Thursday, January 7, 2016

Judicial reform, real results, and politics

I've just looked over a World Bank assessing the performance of a judicial modernization project in Azerbaijan. You can find it here: Azerbaijan Judicial Modernization Project. Its a pretty damning document, and reminds me a lot of one I read some years ago about a project in, I think, Uzbekistan trying to do much the same thing. (I can't seem to quickly track down the Uzbek project; if I find it, I'll include the link.) The assessment lists a litany of things that went wrong: unrealistic project goals, use of vague terminology and catch-phrases with little idea of what they mean, poor planning, little buy-in from the government, and a lack of expertise and capacity, among other things. The overall project was rated "unsatisfactory" and it sounds like little or nothing was really accomplished, other than convincing the people of Azerbaijan that the World Bank has no idea what its talking about.
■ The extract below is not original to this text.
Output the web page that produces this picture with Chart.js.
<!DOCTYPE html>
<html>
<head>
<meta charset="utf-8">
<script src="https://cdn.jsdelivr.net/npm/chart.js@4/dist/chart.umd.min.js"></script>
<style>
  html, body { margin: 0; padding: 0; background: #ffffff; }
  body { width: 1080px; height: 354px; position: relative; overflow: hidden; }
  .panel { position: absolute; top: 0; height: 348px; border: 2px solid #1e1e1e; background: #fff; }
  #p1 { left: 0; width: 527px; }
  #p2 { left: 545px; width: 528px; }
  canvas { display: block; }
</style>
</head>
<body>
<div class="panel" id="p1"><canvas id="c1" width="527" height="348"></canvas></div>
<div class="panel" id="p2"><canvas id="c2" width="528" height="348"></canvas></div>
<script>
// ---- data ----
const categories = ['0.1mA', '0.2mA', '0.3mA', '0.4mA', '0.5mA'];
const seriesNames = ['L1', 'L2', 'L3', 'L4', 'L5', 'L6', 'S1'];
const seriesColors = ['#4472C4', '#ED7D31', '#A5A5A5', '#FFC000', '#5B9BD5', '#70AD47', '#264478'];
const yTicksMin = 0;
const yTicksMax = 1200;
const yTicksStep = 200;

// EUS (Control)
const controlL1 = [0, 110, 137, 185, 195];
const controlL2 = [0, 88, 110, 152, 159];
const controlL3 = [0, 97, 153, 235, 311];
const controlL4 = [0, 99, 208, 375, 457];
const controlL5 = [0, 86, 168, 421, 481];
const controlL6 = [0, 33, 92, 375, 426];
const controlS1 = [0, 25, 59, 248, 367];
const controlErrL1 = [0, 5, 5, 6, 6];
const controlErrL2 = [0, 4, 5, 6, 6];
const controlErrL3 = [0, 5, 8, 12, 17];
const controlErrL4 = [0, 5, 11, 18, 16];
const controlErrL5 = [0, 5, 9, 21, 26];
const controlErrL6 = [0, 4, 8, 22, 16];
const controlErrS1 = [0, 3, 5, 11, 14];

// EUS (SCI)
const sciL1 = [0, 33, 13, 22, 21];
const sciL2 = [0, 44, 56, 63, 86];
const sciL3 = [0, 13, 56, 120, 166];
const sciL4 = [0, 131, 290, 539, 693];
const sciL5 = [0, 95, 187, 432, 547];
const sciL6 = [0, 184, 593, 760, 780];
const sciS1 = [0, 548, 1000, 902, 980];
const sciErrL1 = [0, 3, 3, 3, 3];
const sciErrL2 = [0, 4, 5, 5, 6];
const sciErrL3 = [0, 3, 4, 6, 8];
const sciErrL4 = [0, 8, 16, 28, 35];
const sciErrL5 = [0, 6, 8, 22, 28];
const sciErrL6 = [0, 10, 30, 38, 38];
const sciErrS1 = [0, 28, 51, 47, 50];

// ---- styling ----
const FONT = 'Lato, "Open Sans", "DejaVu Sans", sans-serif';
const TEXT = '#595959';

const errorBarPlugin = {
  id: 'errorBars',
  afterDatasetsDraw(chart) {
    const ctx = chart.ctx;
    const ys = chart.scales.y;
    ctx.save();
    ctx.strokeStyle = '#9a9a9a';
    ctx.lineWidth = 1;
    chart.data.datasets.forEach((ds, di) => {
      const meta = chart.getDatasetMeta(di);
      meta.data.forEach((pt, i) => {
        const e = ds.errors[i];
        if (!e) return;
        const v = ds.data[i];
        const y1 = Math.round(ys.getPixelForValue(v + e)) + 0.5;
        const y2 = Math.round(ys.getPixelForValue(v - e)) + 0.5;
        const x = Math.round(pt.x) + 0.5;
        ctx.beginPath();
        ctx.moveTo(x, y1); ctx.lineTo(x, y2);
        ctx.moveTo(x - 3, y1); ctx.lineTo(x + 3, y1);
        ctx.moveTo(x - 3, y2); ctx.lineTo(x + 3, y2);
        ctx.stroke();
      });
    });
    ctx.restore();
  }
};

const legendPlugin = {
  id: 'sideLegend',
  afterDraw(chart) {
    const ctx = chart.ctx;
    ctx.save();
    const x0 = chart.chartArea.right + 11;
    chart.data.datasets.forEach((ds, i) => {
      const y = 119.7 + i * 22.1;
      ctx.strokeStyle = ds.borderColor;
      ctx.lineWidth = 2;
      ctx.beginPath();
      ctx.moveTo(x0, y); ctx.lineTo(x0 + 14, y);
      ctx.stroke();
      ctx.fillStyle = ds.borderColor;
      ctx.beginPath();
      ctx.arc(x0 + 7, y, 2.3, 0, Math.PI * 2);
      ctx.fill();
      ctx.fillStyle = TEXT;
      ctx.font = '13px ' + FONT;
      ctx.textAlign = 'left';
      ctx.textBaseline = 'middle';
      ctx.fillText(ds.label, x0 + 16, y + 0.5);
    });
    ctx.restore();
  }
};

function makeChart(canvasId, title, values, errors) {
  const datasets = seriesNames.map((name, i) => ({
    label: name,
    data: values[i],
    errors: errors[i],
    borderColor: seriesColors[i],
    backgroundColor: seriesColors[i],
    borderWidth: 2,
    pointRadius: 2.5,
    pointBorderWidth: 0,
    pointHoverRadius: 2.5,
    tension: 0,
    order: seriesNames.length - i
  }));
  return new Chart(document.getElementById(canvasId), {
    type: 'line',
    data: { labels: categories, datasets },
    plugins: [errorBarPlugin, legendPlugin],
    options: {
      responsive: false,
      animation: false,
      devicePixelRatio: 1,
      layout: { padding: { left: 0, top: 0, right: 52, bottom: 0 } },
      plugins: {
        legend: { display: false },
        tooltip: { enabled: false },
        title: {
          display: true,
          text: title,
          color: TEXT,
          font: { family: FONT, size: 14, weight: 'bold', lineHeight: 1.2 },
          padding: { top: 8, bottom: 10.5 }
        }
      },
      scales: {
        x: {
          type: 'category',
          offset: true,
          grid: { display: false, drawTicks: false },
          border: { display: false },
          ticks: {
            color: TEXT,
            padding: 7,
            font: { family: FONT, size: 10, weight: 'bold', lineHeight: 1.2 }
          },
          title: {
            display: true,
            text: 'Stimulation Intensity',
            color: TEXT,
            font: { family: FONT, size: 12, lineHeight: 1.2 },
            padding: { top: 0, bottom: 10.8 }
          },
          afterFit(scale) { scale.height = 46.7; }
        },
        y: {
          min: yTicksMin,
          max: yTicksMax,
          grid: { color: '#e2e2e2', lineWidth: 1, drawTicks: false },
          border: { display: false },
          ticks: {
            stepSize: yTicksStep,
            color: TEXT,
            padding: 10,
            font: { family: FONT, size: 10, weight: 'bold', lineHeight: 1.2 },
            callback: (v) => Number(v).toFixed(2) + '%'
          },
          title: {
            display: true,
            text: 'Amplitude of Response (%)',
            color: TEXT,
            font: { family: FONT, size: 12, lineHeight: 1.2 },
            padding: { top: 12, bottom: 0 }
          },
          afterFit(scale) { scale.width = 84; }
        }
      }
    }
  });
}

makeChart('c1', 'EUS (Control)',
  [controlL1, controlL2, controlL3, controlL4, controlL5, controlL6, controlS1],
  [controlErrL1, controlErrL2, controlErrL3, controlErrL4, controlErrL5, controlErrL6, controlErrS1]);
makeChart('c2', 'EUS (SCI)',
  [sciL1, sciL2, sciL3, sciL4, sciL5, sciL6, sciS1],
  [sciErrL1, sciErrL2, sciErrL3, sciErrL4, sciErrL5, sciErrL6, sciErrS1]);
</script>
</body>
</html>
It reminded me a lot of projects I looked at in India during my research time there. I heard a lot of stories about "trainings" for Indian judges and judicial officials, during which most of the participants were playing games on their phones or just napping. Its not that they don't care about doing their jobs well, but more that they doubt these trainers know anything they don't already. Its also because these projects don't really get at the political and bureaucratic problems that hold back effective legal processes. Its not about just throwing around phrases like "transparency" or "rule of law" and then getting the judges on board; they're part of a system that moves on whatever they're doing; and in any bureaucracy, the incentives imposed on actors by the system are far more powerful than than whatever new ideas (often not really so new) are brought by well-meaning foreigners.
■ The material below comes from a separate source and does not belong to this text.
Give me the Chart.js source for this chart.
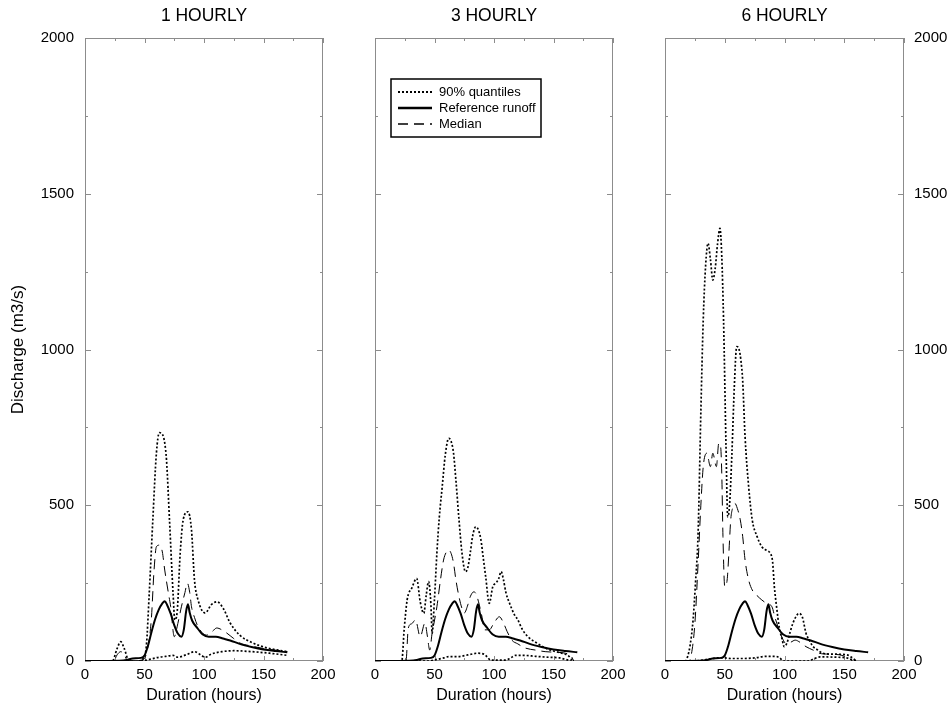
<!DOCTYPE html>
<html>
<head>
<meta charset="utf-8">
<title>Discharge quantiles</title>
<script src="https://cdn.jsdelivr.net/npm/chart.js@4.4.1/dist/chart.umd.min.js"></script>
<style>
  html, body { margin: 0; padding: 0; background: #fff; }
  #page { position: relative; width: 951px; height: 709px; overflow: hidden; }
  .panel { position: absolute; top: 0; height: 709px; }
</style>
</head>
<body>
<div id="page">
  <div class="panel" style="left:0;width:345px"><canvas id="p1"></canvas></div>
  <div class="panel" style="left:345px;width:300px"><canvas id="p2"></canvas></div>
  <div class="panel" style="left:635px;width:316px"><canvas id="p3"></canvas></div>
</div>
<script>
// axis ticks (labels only on every second one)
const xTicks = [0, 25, 50, 75, 100, 125, 150, 175, 200];
const yTicks = [0, 250, 500, 750, 1000, 1250, 1500, 1750, 2000];
const panelTitles = ["1 HOURLY", "3 HOURLY", "6 HOURLY"];

// reference runoff, same observed hydrograph in every panel
const refHours = [0, 20, 35, 40, 47, 50, 53, 56, 59, 62, 65, 67, 69, 72, 75, 78, 81, 83, 85, 86.5, 88, 90, 94, 99, 104, 110, 116, 122, 130, 140, 150, 160, 170];
const refFlow = [0, 0, 3, 8, 10, 18, 50, 95, 135, 165, 185, 192, 180, 152, 115, 88, 78, 100, 160, 182, 155, 130, 108, 85, 78, 78, 72, 66, 55, 45, 37, 32, 28];

// 1 hourly
const h1UpHours = [0, 23, 27, 30, 33, 37, 47, 49, 51.5, 54, 57, 60, 62.5, 65, 67, 68.5, 71, 74, 75.5, 77.5, 80, 82.5, 86.5, 89.5, 92, 95, 101, 106, 111, 116, 122, 130, 141, 153, 170];
const h1UpFlow = [0, 0, 40, 62, 40, 0, 0, 10, 46, 218, 453, 667, 733, 728, 700, 645, 453, 218, 132, 160, 346, 453, 479, 420, 260, 196, 154, 180, 190, 170, 122, 83, 58, 42, 30];
const h1LowHours = [0, 47, 55, 62, 68, 74, 78, 85, 92, 97, 101, 106, 115, 125, 140, 155, 170];
const h1LowFlow = [0, 0, 6, 12, 15, 18, 12, 20, 30, 20, 12, 22, 30, 33, 30, 25, 18];
const h1MedHours = [0, 24, 27, 30, 33, 36, 48, 52, 55.7, 58, 60, 62.7, 65, 67, 70, 72, 75, 78, 81, 84, 86, 88, 89.5, 92, 95, 102, 107, 110.7, 115, 119, 125, 130, 140, 150, 160, 170];
const h1MedFlow = [0, 0, 20, 30, 20, 0, 3, 30, 132, 290, 367, 372, 350, 292, 220, 174, 78, 120, 174, 220, 250, 220, 174, 140, 110, 83, 95, 106, 100, 90, 72, 58, 48, 40, 35, 30];

// 3 hourly
const h3UpHours = [0, 22.5, 24.5, 27, 31, 35, 38, 41, 43, 45, 47, 48, 50, 52, 54, 56.5, 59, 62, 64, 66, 68, 70.6, 73, 76, 78, 80, 82, 84.7, 87, 89, 91, 93, 96, 99, 101.7, 104, 106, 108, 110, 113, 117, 120, 124, 128.5, 135, 143, 150, 157, 163, 166];
const h3UpFlow = [0, 0, 100, 196, 235, 265, 190, 153, 210, 255, 180, 89, 200, 346, 460, 560, 660, 715, 705, 667, 580, 453, 350, 287, 300, 346, 400, 431, 420, 389, 330, 271, 185, 239, 250, 265, 287, 260, 220, 186, 150, 132, 100, 78, 60, 42, 32, 25, 15, 0];
const h3LowHours = [0, 45, 52, 58, 62, 70, 76, 80, 86, 92, 95, 97, 110, 114, 118, 125, 135, 146, 155, 160, 165];
const h3LowFlow = [0, 0, 5, 10, 14, 14, 18, 21, 25, 21, 10, 3, 3, 10, 18, 18, 15, 12, 10, 5, 0];
const h3MedHours = [0, 26, 28, 31, 34, 38, 42, 44, 46, 48, 49.6, 52, 55, 57.6, 60, 62, 64, 66, 68, 70.6, 73, 75, 78, 80, 83, 85, 87, 90, 92, 96, 100, 104.5, 108, 111, 115, 120, 126, 135, 143, 152, 160, 165, 167];
const h3MedFlow = [0, 0, 106, 120, 132, 78, 122, 80, 35, 90, 122, 174, 260, 324, 350, 356, 345, 314, 260, 206, 170, 154, 180, 206, 222, 215, 190, 140, 100, 100, 122, 142, 122, 95, 67, 55, 42, 35, 30, 28, 25, 15, 0];

// 6 hourly
const h6UpHours = [0, 17, 19, 21, 23.5, 25.5, 27.7, 30, 32, 34, 36, 38, 40, 42, 44, 46, 47.5, 49, 51, 52.5, 54, 56, 58, 60, 62, 63.5, 65, 67, 70, 73, 77, 81, 85, 88, 90, 91.5, 93.5, 95.5, 98, 99.7, 102, 104.5, 107, 110, 112, 115, 118, 121, 124, 128, 132, 140, 152, 156, 160];
const h6UpFlow = [0, 0, 15, 50, 132, 250, 410, 800, 1095, 1270, 1341, 1290, 1223, 1260, 1340, 1389, 1300, 1095, 700, 463, 500, 667, 880, 1009, 1000, 966, 900, 720, 560, 453, 400, 367, 355, 346, 320, 239, 170, 110, 70, 46, 57, 90, 121, 145, 153, 140, 89, 65, 46, 35, 25, 22, 20, 12, 0];
const h6LowHours = [0, 25, 35, 45, 50, 55, 65, 75, 85, 92, 96, 99, 120, 125, 130, 145, 152, 156, 160];
const h6LowFlow = [0, 0, 5, 10, 10, 8, 8, 10, 15, 15, 10, 0, 0, 8, 13, 12, 10, 5, 0];
const h6MedHours = [0, 20, 22, 25, 27.7, 30, 32, 35, 38, 40, 43, 45, 46.5, 47.5, 48.5, 50, 52, 53.5, 55, 56.5, 58.5, 60.5, 63, 65, 67, 70, 73, 77, 81, 85, 89.5, 92, 95.5, 98, 101, 105, 109, 113, 118, 124, 129, 137, 146, 152, 157];
const h6MedFlow = [0, 0, 20, 120, 314, 500, 624, 667, 624, 667, 624, 699, 690, 603, 400, 239, 260, 350, 453, 490, 506, 490, 453, 400, 324, 260, 228, 210, 196, 185, 174, 140, 100, 75, 57, 60, 67, 60, 46, 35, 25, 22, 20, 12, 0];

Chart.defaults.font.family = "'Liberation Sans', Arial, Helvetica, sans-serif";
Chart.defaults.color = "#000";

function pts(hours, flow) {
  return hours.map((h, i) => ({ x: h, y: flow[i] }));
}

function makeDatasets(upH, upF, lowH, lowF, medH, medF) {
  const common = { pointRadius: 0, fill: false, borderColor: "#000", cubicInterpolationMode: "monotone" };
  return [
    { ...common, label: "90% quantiles", data: pts(upH, upF), borderWidth: 1.7, borderDash: [2, 2] },
    { ...common, label: "90% quantiles", data: pts(lowH, lowF), borderWidth: 1.7, borderDash: [2, 2] },
    { ...common, label: "Reference runoff", data: pts(refHours, refFlow), borderWidth: 2 },
    { ...common, label: "Median", data: pts(medH, medF), borderWidth: 1, borderDash: [10, 6] },
  ];
}

// plot box + inward tick marks on all four sides
const frameTicks = {
  id: "frameTicks",
  beforeDatasetsDraw(chart) {
    const { ctx, chartArea: a, scales: { x, y } } = chart;
    ctx.save();
    ctx.strokeStyle = "#8c8c8c";
    ctx.lineWidth = 1;
    ctx.strokeRect(a.left + 0.5, a.top + 0.5, a.width - 1, a.height - 1);
    ctx.beginPath();
    xTicks.forEach((v) => {
      const px = Math.round(x.getPixelForValue(v)) + 0.5;
      const len = v % 50 === 0 ? 5 : 3;
      ctx.moveTo(px, a.bottom); ctx.lineTo(px, a.bottom - len);
      ctx.moveTo(px, a.top); ctx.lineTo(px, a.top + len);
    });
    yTicks.forEach((v) => {
      const py = Math.round(y.getPixelForValue(v)) + 0.5;
      const len = v % 500 === 0 ? 6 : 3;
      ctx.moveTo(a.left, py); ctx.lineTo(a.left + len, py);
      ctx.moveTo(a.right, py); ctx.lineTo(a.right - len, py);
    });
    ctx.stroke();
    ctx.restore();
  },
};

// boxed legend inside the middle panel
const boxLegend = {
  id: "boxLegend",
  afterDraw(chart) {
    const { ctx, chartArea: a } = chart;
    const bx = a.left + 16, by = a.top + 41, bw = 150, bh = 58;
    ctx.save();
    ctx.fillStyle = "#fff";
    ctx.fillRect(bx, by, bw, bh);
    ctx.strokeStyle = "#000";
    ctx.lineWidth = 1.5;
    ctx.strokeRect(bx, by, bw, bh);
    const seen = [];
    chart.data.datasets.forEach((ds) => {
      if (!seen.find((s) => s.label === ds.label)) seen.push(ds);
    });
    ctx.font = "13px 'Liberation Sans', Arial, sans-serif";
    ctx.textBaseline = "middle";
    seen.forEach((ds, i) => {
      const ry = by + 13 + i * 16;
      ctx.setLineDash(ds.borderDash || []);
      ctx.lineWidth = ds.borderWidth + 0.3;
      ctx.beginPath();
      ctx.moveTo(bx + 7, ry);
      ctx.lineTo(bx + 41, ry);
      ctx.stroke();
      ctx.setLineDash([]);
      ctx.fillStyle = "#000";
      ctx.fillText(ds.label, bx + 48, ry);
    });
    ctx.restore();
  },
};

function makeChart(id, title, datasets, yMode, pad, yWidth, extraPlugins) {
  return new Chart(document.getElementById(id), {
    type: "line",
    data: { datasets },
    options: {
      responsive: true,
      maintainAspectRatio: false,
      animation: false,
      layout: { padding: pad },
      plugins: {
        legend: { display: false },
        tooltip: { enabled: false },
        title: {
          display: true,
          text: title,
          fullSize: false,
          font: { size: 17.5, weight: "normal", lineHeight: 1.2 },
          color: "#000",
          padding: { top: 6, bottom: 11 },
        },
      },
      scales: {
        x: {
          type: "linear",
          min: 0,
          max: 200,
          grid: { display: false, drawTicks: false },
          border: { display: false },
          afterBuildTicks: (s) => { s.ticks = xTicks.map((v) => ({ value: v })); },
          ticks: {
            autoSkip: false,
            maxRotation: 0,
            padding: 5,
            font: { size: 15 },
            callback: (v) => (v % 50 === 0 ? v : ""),
          },
          title: {
            display: true,
            text: "Duration (hours)",
            font: { size: 16 },
            padding: { top: 0, bottom: 4 },
          },
          afterFit: (s) => { s.height = 48; },
        },
        y: {
          type: "linear",
          position: yMode === "right" ? "right" : "left",
          min: 0,
          max: 2000,
          grid: { display: false, drawTicks: false },
          border: { display: false },
          afterBuildTicks: (s) => { s.ticks = yTicks.map((v) => ({ value: v })); },
          ticks: {
            display: yMode !== "none",
            autoSkip: false,
            padding: yMode === "right" ? 10 : 11,
            font: { size: 15 },
            callback: (v) => (v % 500 === 0 ? v : ""),
          },
          title: {
            display: yMode === "left",
            text: "Discharge (m3/s)",
            font: { size: 17 },
            padding: { top: 8, bottom: 0 },
          },
          afterFit: (s) => { s.width = yWidth; },
        },
      },
    },
    plugins: [frameTicks].concat(extraPlugins || []),
  });
}

makeChart("p1", panelTitles[0],
  makeDatasets(h1UpHours, h1UpFlow, h1LowHours, h1LowFlow, h1MedHours, h1MedFlow),
  "left", { left: 0, right: 22, top: 0, bottom: 0 }, 85);
makeChart("p2", panelTitles[1],
  makeDatasets(h3UpHours, h3UpFlow, h3LowHours, h3LowFlow, h3MedHours, h3MedFlow),
  "none", { left: 30, right: 32, top: 0, bottom: 0 }, 0, [boxLegend]);
makeChart("p3", panelTitles[2],
  makeDatasets(h6UpHours, h6UpFlow, h6LowHours, h6LowFlow, h6MedHours, h6MedFlow),
  "right", { left: 30, right: 0, top: 0, bottom: 0 }, 47);
</script>
</body>
</html>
What could make these programs more effective? One problem, I think, is that the incentives for Bank and UNDP staff, for example, are just way, way different than those of local staff. Development agency personnel still feel pressure to "get things done": to set up a project, hire consultants, hold trainings. When its found that the project was a dud, most of these staff will have moved on anyway. That's an old problem. Also, these agencies are still only at the beginning of really tackling the governance problems that lie at the heart of these inefficiencies. No one truly wants to tackle the big problems, like fighting the corruption that leads judges and lawyers to act arbitrarily; its just too political. I think that staff is slowly starting to appreciate that they have to get into the guts of a political system to affect real change in governance, but there is a long way to go.